TOKYO, March 28 (AFP) - Senior diplomats
from Japan and China entered talks Monday in Tokyo to address a
growing rift, an official said.
The meeting comes amid mounting rows between the
two nations over China's growing military spending, a disputed
gas field and Japan's treatment of its colonial legacy.
The talks were being held between Kenichiro
Sasae, director general of the Japanese foreign ministry's Asian
and Oceanian Affairs Bureau, and Cui Tiankai, chief of the
Chinese Foreign Ministry's Asian Affairs Department.
The diplomats will talk on "a broad range of
bilateral issues," a Japanese foreign ministry official said.
Sasae is also Japan's troubleshooter on North
Korea and was in Beijing in late February to discuss ways to
bring Pyongyang, which is allied with China, back to
negotiations on the Stalinist state's nuclear ambitions.

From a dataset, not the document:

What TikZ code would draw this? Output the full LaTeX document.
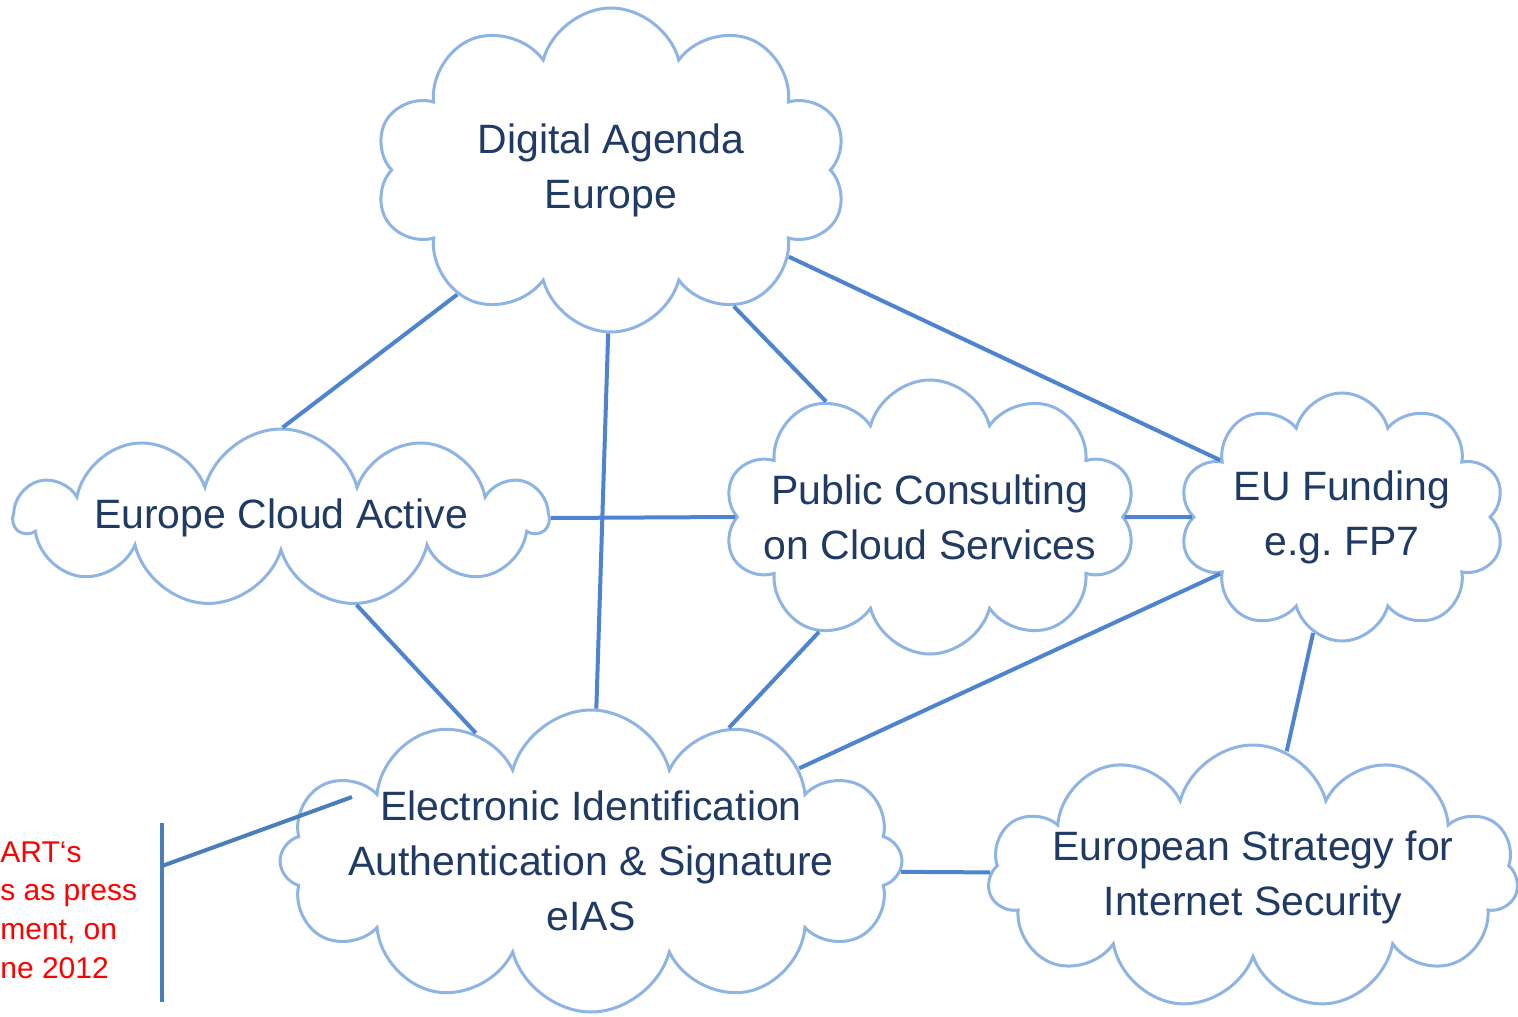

The Yomiuri Shimbun newspaper reported last week
that Sasae and Cui would try to work out an agreement for a
visit to China in mid-April by Japanese Foreign Minister
Nobutaka Machimura.
Relations between the neighbors have been
souring, with Japanese Prime Minister Junichiro Koizumi openly
clashing Sunday with visiting French President Jacques Chirac
over European Union plans to lift an embargo on selling arms to
China.
Japan in December for the first time told its
defense planners to consider China a potential threat, a month
after a Chinese submarine intruded near a gas field that the two
energy-importing countries dispute.
China has declared Koizumi persona non grata due
to his pilgrimages to a Tokyo shrine honoring Japanese war dead
including convicted war criminals.
Japan is widely seen as using development aid to
China as a substitute for an outright apology over its wartime
atrocities as demanded by Beijing.
Japan said on March 17 it would end yen loans,
which account for 90 percent of its aid to China, by the 2008
Beijing Olympics, amid concerns in Tokyo over its giant
neighbor's rising military spending and clout.